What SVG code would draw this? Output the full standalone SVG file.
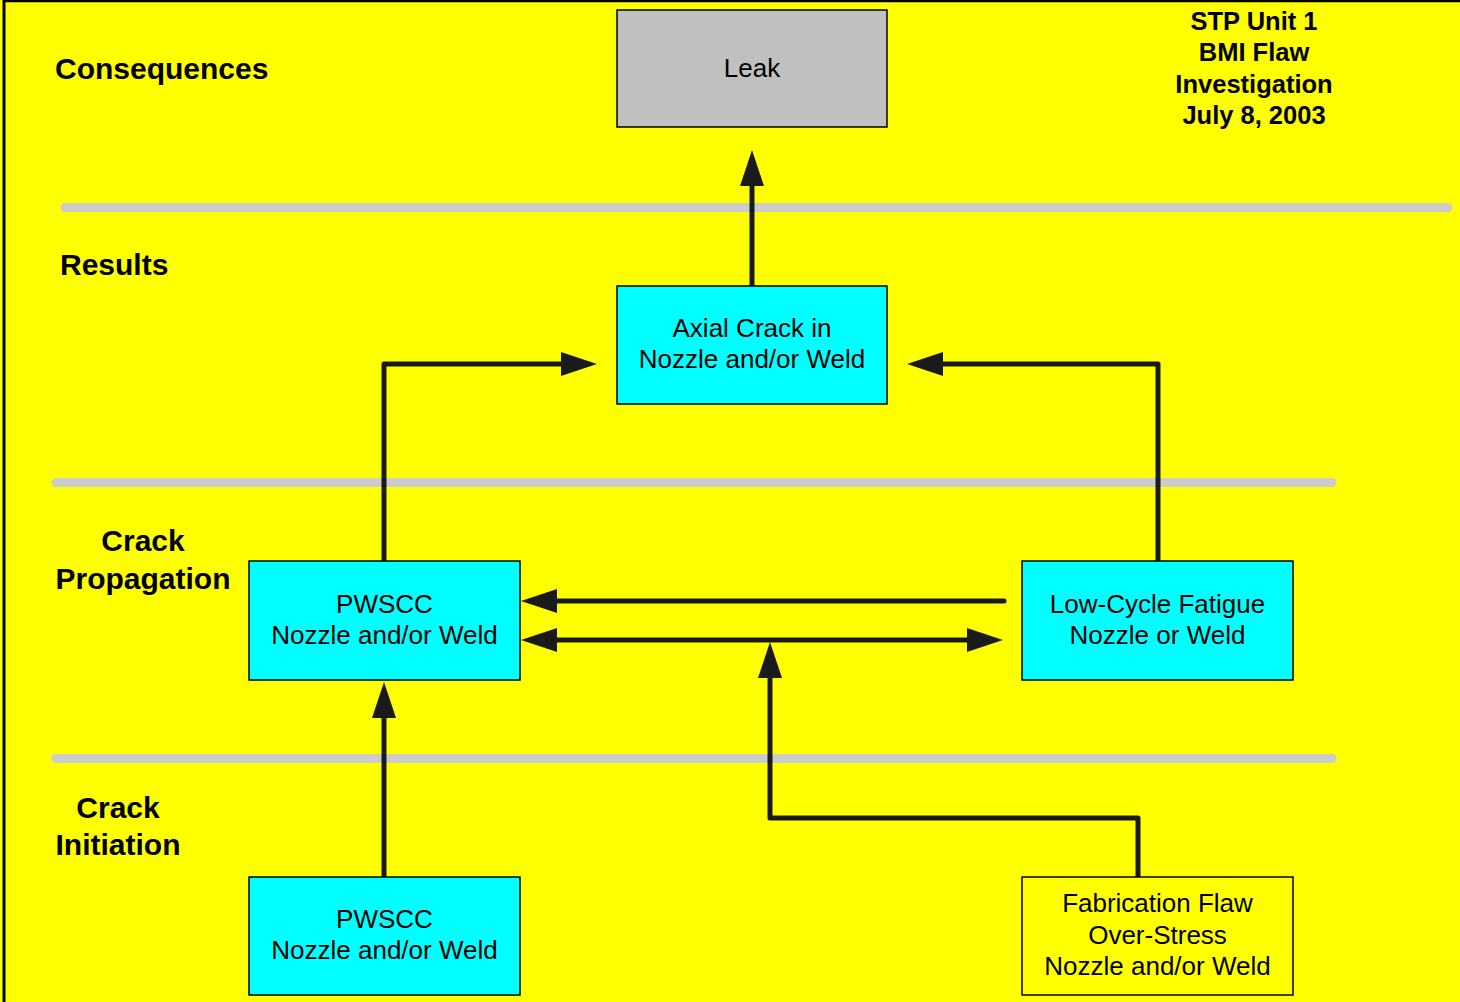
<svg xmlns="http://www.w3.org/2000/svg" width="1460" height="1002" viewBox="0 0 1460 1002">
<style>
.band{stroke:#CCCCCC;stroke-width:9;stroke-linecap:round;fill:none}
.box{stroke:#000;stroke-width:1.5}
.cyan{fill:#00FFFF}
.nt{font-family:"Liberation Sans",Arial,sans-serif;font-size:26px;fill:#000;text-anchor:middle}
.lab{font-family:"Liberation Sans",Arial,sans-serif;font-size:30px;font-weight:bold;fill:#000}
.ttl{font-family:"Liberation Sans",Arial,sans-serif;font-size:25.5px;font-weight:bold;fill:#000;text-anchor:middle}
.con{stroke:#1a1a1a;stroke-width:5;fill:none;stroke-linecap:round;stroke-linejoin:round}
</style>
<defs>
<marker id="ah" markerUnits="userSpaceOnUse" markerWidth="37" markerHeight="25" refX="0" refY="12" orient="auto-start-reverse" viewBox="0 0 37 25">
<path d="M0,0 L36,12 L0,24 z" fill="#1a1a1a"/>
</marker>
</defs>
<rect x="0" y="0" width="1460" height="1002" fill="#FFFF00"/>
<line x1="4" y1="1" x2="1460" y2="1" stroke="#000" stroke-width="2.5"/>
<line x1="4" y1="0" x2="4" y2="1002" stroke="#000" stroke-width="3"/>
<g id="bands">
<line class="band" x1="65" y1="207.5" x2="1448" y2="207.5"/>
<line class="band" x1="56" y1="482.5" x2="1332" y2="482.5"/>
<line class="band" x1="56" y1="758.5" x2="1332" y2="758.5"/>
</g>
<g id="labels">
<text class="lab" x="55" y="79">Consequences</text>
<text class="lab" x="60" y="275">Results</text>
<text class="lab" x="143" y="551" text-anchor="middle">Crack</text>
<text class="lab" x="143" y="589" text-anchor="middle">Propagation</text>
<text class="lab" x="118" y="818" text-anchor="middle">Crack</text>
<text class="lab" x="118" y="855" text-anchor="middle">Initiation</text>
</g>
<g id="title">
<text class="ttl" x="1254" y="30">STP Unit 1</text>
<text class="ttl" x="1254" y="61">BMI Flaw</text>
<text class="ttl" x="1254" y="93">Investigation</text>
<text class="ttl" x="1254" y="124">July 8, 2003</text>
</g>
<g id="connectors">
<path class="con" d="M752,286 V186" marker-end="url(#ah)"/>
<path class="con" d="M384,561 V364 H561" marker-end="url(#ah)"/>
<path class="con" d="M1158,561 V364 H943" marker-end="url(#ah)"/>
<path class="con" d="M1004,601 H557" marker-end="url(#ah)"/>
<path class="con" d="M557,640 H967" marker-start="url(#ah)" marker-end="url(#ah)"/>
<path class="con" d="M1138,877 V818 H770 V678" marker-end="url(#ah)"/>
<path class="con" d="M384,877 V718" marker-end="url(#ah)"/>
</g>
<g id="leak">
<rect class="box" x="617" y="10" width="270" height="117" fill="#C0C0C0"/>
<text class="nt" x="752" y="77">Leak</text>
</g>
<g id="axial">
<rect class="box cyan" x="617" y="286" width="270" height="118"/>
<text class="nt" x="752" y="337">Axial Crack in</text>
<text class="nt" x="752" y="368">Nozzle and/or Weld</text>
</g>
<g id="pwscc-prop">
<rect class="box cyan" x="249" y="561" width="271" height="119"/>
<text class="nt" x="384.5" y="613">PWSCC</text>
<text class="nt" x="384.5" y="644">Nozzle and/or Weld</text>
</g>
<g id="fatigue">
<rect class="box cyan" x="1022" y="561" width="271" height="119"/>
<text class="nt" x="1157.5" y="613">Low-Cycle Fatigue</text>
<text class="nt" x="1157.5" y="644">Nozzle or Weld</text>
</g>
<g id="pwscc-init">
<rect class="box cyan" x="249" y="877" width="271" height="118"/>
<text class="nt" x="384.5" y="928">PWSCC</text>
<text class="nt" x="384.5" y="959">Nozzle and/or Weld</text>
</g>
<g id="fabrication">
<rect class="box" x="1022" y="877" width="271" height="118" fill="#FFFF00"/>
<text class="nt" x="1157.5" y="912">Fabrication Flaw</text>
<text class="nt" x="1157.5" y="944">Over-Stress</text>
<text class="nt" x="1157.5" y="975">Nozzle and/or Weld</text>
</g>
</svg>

- TASK INSTRUCTIONS
Copy out all of the data word for word. Do not carry over any picture.

- REPLY
What SVG code would draw this? Output the full standalone SVG file.
<svg xmlns="http://www.w3.org/2000/svg" width="1460" height="1002" viewBox="0 0 1460 1002">
<style>
.band{stroke:#CCCCCC;stroke-width:9;stroke-linecap:round;fill:none}
.box{stroke:#000;stroke-width:1.5}
.cyan{fill:#00FFFF}
.nt{font-family:"Liberation Sans",Arial,sans-serif;font-size:26px;fill:#000;text-anchor:middle}
.lab{font-family:"Liberation Sans",Arial,sans-serif;font-size:30px;font-weight:bold;fill:#000}
.ttl{font-family:"Liberation Sans",Arial,sans-serif;font-size:25.5px;font-weight:bold;fill:#000;text-anchor:middle}
.con{stroke:#1a1a1a;stroke-width:5;fill:none;stroke-linecap:round;stroke-linejoin:round}
</style>
<defs>
<marker id="ah" markerUnits="userSpaceOnUse" markerWidth="37" markerHeight="25" refX="0" refY="12" orient="auto-start-reverse" viewBox="0 0 37 25">
<path d="M0,0 L36,12 L0,24 z" fill="#1a1a1a"/>
</marker>
</defs>
<rect x="0" y="0" width="1460" height="1002" fill="#FFFF00"/>
<line x1="4" y1="1" x2="1460" y2="1" stroke="#000" stroke-width="2.5"/>
<line x1="4" y1="0" x2="4" y2="1002" stroke="#000" stroke-width="3"/>
<g id="bands">
<line class="band" x1="65" y1="207.5" x2="1448" y2="207.5"/>
<line class="band" x1="56" y1="482.5" x2="1332" y2="482.5"/>
<line class="band" x1="56" y1="758.5" x2="1332" y2="758.5"/>
</g>
<g id="labels">
<text class="lab" x="55" y="79">Consequences</text>
<text class="lab" x="60" y="275">Results</text>
<text class="lab" x="143" y="551" text-anchor="middle">Crack</text>
<text class="lab" x="143" y="589" text-anchor="middle">Propagation</text>
<text class="lab" x="118" y="818" text-anchor="middle">Crack</text>
<text class="lab" x="118" y="855" text-anchor="middle">Initiation</text>
</g>
<g id="title">
<text class="ttl" x="1254" y="30">STP Unit 1</text>
<text class="ttl" x="1254" y="61">BMI Flaw</text>
<text class="ttl" x="1254" y="93">Investigation</text>
<text class="ttl" x="1254" y="124">July 8, 2003</text>
</g>
<g id="connectors">
<path class="con" d="M752,286 V186" marker-end="url(#ah)"/>
<path class="con" d="M384,561 V364 H561" marker-end="url(#ah)"/>
<path class="con" d="M1158,561 V364 H943" marker-end="url(#ah)"/>
<path class="con" d="M1004,601 H557" marker-end="url(#ah)"/>
<path class="con" d="M557,640 H967" marker-start="url(#ah)" marker-end="url(#ah)"/>
<path class="con" d="M1138,877 V818 H770 V678" marker-end="url(#ah)"/>
<path class="con" d="M384,877 V718" marker-end="url(#ah)"/>
</g>
<g id="leak">
<rect class="box" x="617" y="10" width="270" height="117" fill="#C0C0C0"/>
<text class="nt" x="752" y="77">Leak</text>
</g>
<g id="axial">
<rect class="box cyan" x="617" y="286" width="270" height="118"/>
<text class="nt" x="752" y="337">Axial Crack in</text>
<text class="nt" x="752" y="368">Nozzle and/or Weld</text>
</g>
<g id="pwscc-prop">
<rect class="box cyan" x="249" y="561" width="271" height="119"/>
<text class="nt" x="384.5" y="613">PWSCC</text>
<text class="nt" x="384.5" y="644">Nozzle and/or Weld</text>
</g>
<g id="fatigue">
<rect class="box cyan" x="1022" y="561" width="271" height="119"/>
<text class="nt" x="1157.5" y="613">Low-Cycle Fatigue</text>
<text class="nt" x="1157.5" y="644">Nozzle or Weld</text>
</g>
<g id="pwscc-init">
<rect class="box cyan" x="249" y="877" width="271" height="118"/>
<text class="nt" x="384.5" y="928">PWSCC</text>
<text class="nt" x="384.5" y="959">Nozzle and/or Weld</text>
</g>
<g id="fabrication">
<rect class="box" x="1022" y="877" width="271" height="118" fill="#FFFF00"/>
<text class="nt" x="1157.5" y="912">Fabrication Flaw</text>
<text class="nt" x="1157.5" y="944">Over-Stress</text>
<text class="nt" x="1157.5" y="975">Nozzle and/or Weld</text>
</g>
</svg>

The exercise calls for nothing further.